Judge postpones Thompson sentencing
Prosecution expert claims defense got partial information
The upcoming sentencing hearing for former Spokane police Officer Karl F. Thompson Jr. was postponed Thursday to give defense attorneys more time to investigate recent developments that might bolster their argument for a new trial.
U.S. District Judge Fred Van Sickle vacated the Jan. 27 hearing after a video analyst hired by the U.S. Justice Department advised the court that federal prosecutors may have withheld potentially beneficial information to the defense in the excessive force case.
The U.S. Attorney’s Office disagreed, but Van Sickle ordered that the sentencing hearing be postponed indefinitely and extended the deadline to Jan. 24 for Thompson’s lawyers to submit arguments for why their client should get a new trial. The extension is intended to give defense attorney Carl Oreskovich enough time to determine whether allegations made last month by forensic video analyst Grant Fredericks should be included in their request.
In the order, Van Sickle acknowledged his ruling was “unusual.”
“The Court received a letter ‘out of the blue’ as it were,” the judge wrote. “The letter set in motion a chain of events that led to this order.”
Thompson, 64, was convicted in November by a federal jury of using excessive force in the 2006 beating and death of unarmed janitor Otto Zehm, who had been mistakenly implicated in a potential theft. At least one other Spokane police officer remains under FBI investigation for her role in the department’s response to the fatal encounter, which prompted widespread calls for police reform and contributed to a voter-driven shakeup at City Hall in November.

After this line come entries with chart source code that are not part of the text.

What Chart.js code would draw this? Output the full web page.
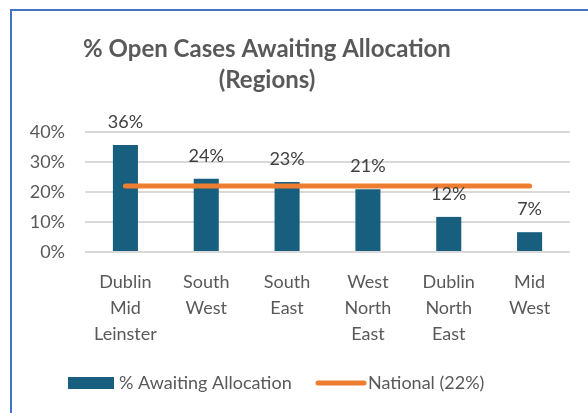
<!DOCTYPE html>
<html>
<head>
<meta charset="utf-8">
<script src="https://cdn.jsdelivr.net/npm/chart.js@4.4.0/dist/chart.umd.min.js"></script>
<style>
  html, body { margin: 0; padding: 0; background: #fff; }
  #wrap { width: 588px; height: 413px; }
</style>
</head>
<body>
<div id="wrap"><canvas id="chart" width="588" height="413"></canvas></div>
<script>
// chart data
const regions = [
  ['Dublin', 'Mid', 'Leinster'],
  ['South', 'West'],
  ['South', 'East'],
  ['West', 'North', 'East'],
  ['Dublin', 'North', 'East'],
  ['Mid', 'West']
];
const awaiting = [35.7, 24.4, 23.3, 20.9, 11.7, 6.6];
const national = [22, 22, 22, 22, 22, 22];
const yTicks = [0, 10, 20, 30, 40];
const titleLines = ['% Open Cases Awaiting Allocation', '(Regions)'];
const seriesNames = ['% Awaiting Allocation', 'National (22%)'];

const barColor = '#175E7F';
const lineColor = '#ED7D31';
const font = 'Lato';

// frame, title, value labels and legend drawn by hand
const extras = {
  id: 'extras',
  beforeDraw(chart) {
    const ctx = chart.ctx;
    ctx.save();
    ctx.fillStyle = '#fff';
    ctx.fillRect(0, 0, chart.width, chart.height);
    ctx.strokeStyle = '#4472C4';
    ctx.lineWidth = 2;
    ctx.beginPath();
    ctx.moveTo(11, chart.height);
    ctx.lineTo(11, 10);
    ctx.lineTo(chart.width, 10);
    ctx.stroke();
    ctx.restore();
  },
  afterDatasetsDraw(chart) {
    const ctx = chart.ctx;
    const meta = chart.getDatasetMeta(0);
    ctx.save();
    ctx.font = '18px ' + font;
    ctx.fillStyle = '#404040';
    ctx.textAlign = 'center';
    ctx.textBaseline = 'alphabetic';
    meta.data.forEach((bar, i) => {
      ctx.fillText(Math.round(awaiting[i]) + '%', bar.x, bar.y - 17);
    });
    ctx.restore();
  },
  afterDraw(chart) {
    const ctx = chart.ctx;
    ctx.save();
    // title
    ctx.font = 'bold 24px ' + font;
    ctx.fillStyle = '#595959';
    ctx.textAlign = 'center';
    ctx.textBaseline = 'alphabetic';
    ctx.fillText(titleLines[0], 267, 57);
    ctx.fillText(titleLines[1], 267, 88);
    // legend
    ctx.font = '18px ' + font;
    ctx.textAlign = 'left';
    ctx.fillStyle = barColor;
    ctx.fillRect(68, 377, 46, 12);
    ctx.fillStyle = '#595959';
    ctx.fillText(seriesNames[0], 119, 389);
    ctx.strokeStyle = lineColor;
    ctx.lineWidth = 5;
    ctx.lineCap = 'round';
    ctx.beginPath();
    ctx.moveTo(318, 383);
    ctx.lineTo(364, 383);
    ctx.stroke();
    ctx.fillText(seriesNames[1], 368, 389);
    ctx.restore();
  }
};

new Chart(document.getElementById('chart'), {
  type: 'bar',
  data: {
    labels: regions,
    datasets: [
      {
        label: seriesNames[0],
        data: awaiting,
        backgroundColor: barColor,
        categoryPercentage: 1,
        barPercentage: 0.31,
        order: 1
      },
      {
        type: 'line',
        label: seriesNames[1],
        data: national,
        borderColor: lineColor,
        backgroundColor: lineColor,
        borderWidth: 5,
        borderCapStyle: 'round',
        pointRadius: 0,
        order: 0
      }
    ]
  },
  options: {
    responsive: false,
    animation: false,
    layout: { padding: { left: 12, top: 132, right: 18, bottom: 0 } },
    plugins: {
      legend: { display: false },
      title: { display: false },
      tooltip: { enabled: false }
    },
    scales: {
      x: {
        grid: { display: false },
        border: { display: false },
        ticks: {
          autoSkip: false,
          maxRotation: 0,
          padding: 9,
          color: '#595959',
          font: { family: font, size: 18, lineHeight: 26 / 18 }
        },
        afterFit: (scale) => { scale.height = 161; }
      },
      y: {
        min: yTicks[0],
        max: yTicks[yTicks.length - 1],
        grid: { color: '#D9D9D9', lineWidth: 2, drawTicks: false },
        border: { display: false },
        ticks: {
          stepSize: 10,
          padding: 20,
          color: '#595959',
          font: { family: font, size: 18 },
          callback: (v) => v + '%'
        },
        afterFit: (scale) => { scale.width = 73; }
      }
    }
  },
  plugins: [extras]
});
</script>
</body>
</html>
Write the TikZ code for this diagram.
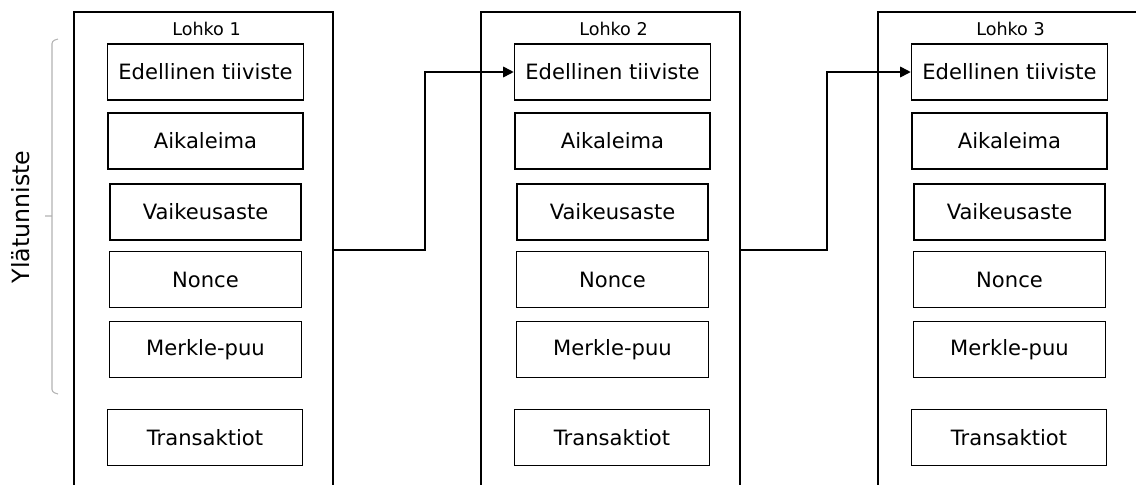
\documentclass[tikz,border=0pt]{standalone}
\usepackage{fontspec}
\setmainfont{DejaVu Sans}
\usetikzlibrary{arrows.meta}

\begin{document}
\begin{tikzpicture}[x=.02cm,y=-.02cm,
  blk/.style={draw,line width=.9pt,minimum width=5.18cm,minimum height=9.52cm,inner sep=0pt},
  fld/.style={draw,line width=.9pt,minimum height=1.12cm,inner sep=0pt,font=\fontsize{12}{14}\selectfont},
  ttl/.style={font=\fontsize{10}{12}\selectfont},
  arr/.style={line width=.9pt,-{Triangle[length=6pt,width=6pt]}}]
 \clip (0,0) rectangle (1136,484);
 % the three blocks
 \foreach \i/\x in {1/203.5,2/610.5,3/1007.5}{
  \node[blk] (b\i) at (\x,250) {};
  \node[ttl] (l\i) at (\x+3,28.5) {Lohko \i};
  \node[fld,minimum width=3.92cm] (e\i) at (\x+2,72) {Edellinen tiiviste};
  \node[fld,minimum width=3.9cm] (a\i) at (\x+2,141) {Aikaleima};
  \node[fld,minimum width=3.82cm] (v\i) at (\x+2,212) {Vaikeusaste};
  \node[fld,minimum width=3.84cm] (n\i) at (\x+2,279.5) {Nonce};
  \node[fld,minimum width=3.84cm] (m\i) at (\x+2,349.5) {Merkle-puu};
  \node[fld,minimum width=3.9cm] (t\i) at (\x+1.5,437.5) {Transaktiot};
 }
 \draw[arr] (b1.east) -- ++(91,0) |- (e2.west);
 \draw[arr] (b2.east) -- ++(86,0) |- (e3.west);
 % header bracket
 \draw[gray!60,line width=.6pt,rounded corners=1.5] (58,39) -- (52,41) -- (52,392) -- (58,394) (52,216) -- (45,216);
 \node[rotate=90,font=\fontsize{13.5}{16}\selectfont] (hdr) at (21,217) {Ylätunniste};
\end{tikzpicture}
\end{document}
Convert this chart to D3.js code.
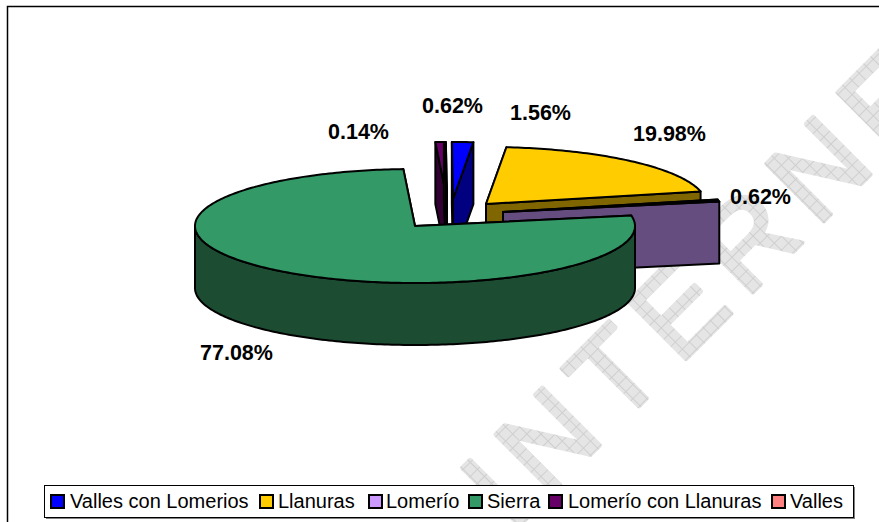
<!DOCTYPE html>
<html><head><meta charset="utf-8">
<script src="https://cdn.jsdelivr.net/npm/d3@7/dist/d3.min.js"></script>
<style>html,body{margin:0;padding:0;background:#fff;overflow:hidden}svg{display:block}text{font-family:"Liberation Sans",Arial,sans-serif}</style>
</head><body><svg id="c" width="879" height="522"></svg>
<script>
const categories = ["Valles con Lomerios","Llanuras","Lomerío","Sierra","Lomerío con Llanuras","Valles"];
const values = [1.56,19.98,0.62,77.08,0.62,0.14];
const labelTexts = ["1.56%","19.98%","0.62%","77.08%","0.62%","0.14%"];
const topColors = ["#0000FF","#FFCC00","#CC99FF","#339966","#660066","#FF8080"];
const sideColors = ["#000080","#806600","#664D80","#1C4D33","#330033","#804040"];
const apexes = [[453,199],[486,204],[503,212],[415,226],[447,199],[447,199]];
const labelPos = [[510,120],[633,141],[730,204],[200,360],[422,113],[328,139]];
const legendPos = [[51,70],[260,278],[369,386],[469,487],[549,568],[772,790]];
const drawOrder = [4,5,0,1,2,3];
const watermark = "INTERNET";

const svg = d3.select("#c");
const rx = 220, ry = 57, depth = 62, rad = Math.PI/180;
const defs = svg.append("defs");
const pat = defs.append("pattern").attr("id","hatch").attr("width",10).attr("height",10).attr("patternUnits","userSpaceOnUse");
pat.append("rect").attr("width",10).attr("height",10).attr("fill","#e5e5e5");
pat.append("path").attr("d","M0 .5H10M.5 0V10").attr("stroke","#cfcfcf").attr("stroke-width",1);

svg.append("text").attr("transform","translate(512,533) rotate(-45)")
  .attr("font-size",118).attr("letter-spacing",15.5).attr("fill","url(#hatch)")
  .attr("stroke","url(#hatch)").attr("stroke-width",4.5).attr("stroke-linejoin","round").text(watermark);

svg.append("path").attr("d","M7.5 522V6.5H879").attr("fill","none").attr("stroke","#000").attr("stroke-width",1.5);

const arcs = d3.pie().sort(null).startAngle(-0.3*rad).endAngle(359.7*rad)(values);
const line = d3.line();
function pt(i,a,dz){const [ax,ay]=apexes[i];return [ax+rx*Math.sin(a),ay-ry*Math.cos(a)+(dz||0)];}
function arcPts(i,a0,a1,dz){const n=Math.max(2,Math.ceil((a1-a0)/rad));return d3.range(n+1).map(k=>pt(i,a0+(a1-a0)*k/n,dz));}
const g = svg.append("g").attr("stroke","#000").attr("stroke-width",2).attr("stroke-linejoin","round");
drawOrder.forEach(i=>{
  const d=arcs[i],[ax,ay]=apexes[i];
  const face=a=>{const p=pt(i,a);return line([[ax,ay],p,[p[0],p[1]+depth],[ax,ay+depth]])+"Z";};
  g.append("path").attr("d",face(d.startAngle)).attr("fill",sideColors[i]);
  g.append("path").attr("d",face(d.endAngle)).attr("fill",sideColors[i]);
  const f0=Math.max(d.startAngle,90*rad),f1=Math.min(d.endAngle,270*rad);
  if(f1>f0){
    const a=arcPts(i,f0,f1,0),b=arcPts(i,f0,f1,depth).reverse();
    g.append("path").attr("d",line(a.concat(b))+"Z").attr("fill",sideColors[i]);
  }
  g.append("path").attr("d",line([[ax,ay]].concat(arcPts(i,d.startAngle,d.endAngle,0)))+"Z").attr("fill",topColors[i]);
});

svg.append("g").selectAll("text").data(labelTexts).join("text")
  .attr("x",(d,i)=>labelPos[i][0]).attr("y",(d,i)=>labelPos[i][1])
  .attr("font-size",21.5).attr("font-weight","bold").attr("fill","#000").text(d=>d);

svg.append("rect").attr("x",46).attr("y",487).attr("width",809).attr("height",32).attr("fill","#808080");
svg.append("rect").attr("x",44.5).attr("y",485.5).attr("width",809).attr("height",32).attr("fill","#fff").attr("stroke","#000").attr("stroke-width",1);
const lg=svg.append("g").selectAll("g").data(categories).join("g");
lg.append("rect").attr("x",(d,i)=>legendPos[i][0]).attr("y",495).attr("width",13).attr("height",13)
  .attr("fill",(d,i)=>topColors[i]).attr("stroke","#000").attr("stroke-width",2);
lg.append("text").attr("x",(d,i)=>legendPos[i][1]).attr("y",508).attr("font-size",20).attr("fill","#000").text(d=>d);
</script></body></html>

Following the conviction, federal prosecutors indicated they may seek a prison term of eight to 10 years, though defense attorneys are expected to argue that Thompson’s decades of service as a decorated police officer should warrant a significantly more lenient penalty.
Triggering the Thursday developments was a Dec. 1 request from Fredericks asking the court to release him from the confidentiality agreement he’d signed with the Department of Justice. Fredericks told the court that he felt prosecutors improperly withheld information from the defense but that the confidentiality agreement prohibited him from providing specific details.
A letter written by Fredericks detailing why he considered the prosecution’s disclosures to the defense team to be “inaccurate, misleading, or incomplete” was provided to the defense. His allegations, however, were not included in Van Sickle’s order postponing the sentencing hearing.
Federal prosecutors late Thursday disputed any suggestion that they improperly withheld anything, noting that Thompson’s defense has been provided with hundreds of pages of reports since 2007 that Fredericks had prepared for the Justice Department. Fredericks was among several video experts that the Justice Department hired to analyze convenience store security footage of the fatal police encounter with Zehm.
“It is the United States’ position that Mr. Fredericks and his counsel do not understand nor appreciate the full nature and extent of the United States’ discovery disclosures to the defense that concerns Mr. Fredericks, his reports, statements and/or testimony,” Assistant U.S. Attorney Timothy M. Durkin said in documents responding to the new assertions.
Durkin and Assistant U.S. Attorney Tom Rice, the office’s spokesman, declined further comment.
Oreskovich did not return a call seeking comment.
Fredericks was at the center of an earlier confidentiality dispute between federal prosecutors and Spokane City Hall.
The U.S. Attorney’s Office invoked the confidentiality agreement in 2007 to prohibit Fredericks, who had provided forensic video services to the city before being hired by the Justice Department, from continuing to give Assistant Spokane City Attorney Rocco Treppiedi copies of the forensic work paid for by the Justice Department.
Fredericks, owner of Spokane-based Forensic Video Solutions, was testifying Thursday at a homicide trial in Texas and unable to comment.
Breean Beggs, who is representing Otto Zehm’s family in a civil suit against the city of Spokane, called Thursday’s developments “typical post-trial maneuvers to try to undo what the jury did.”
“I don’t think it will result in anything substantive in the long run,” he said. “The jury saw the video straight up, so they made their own decisions on that.”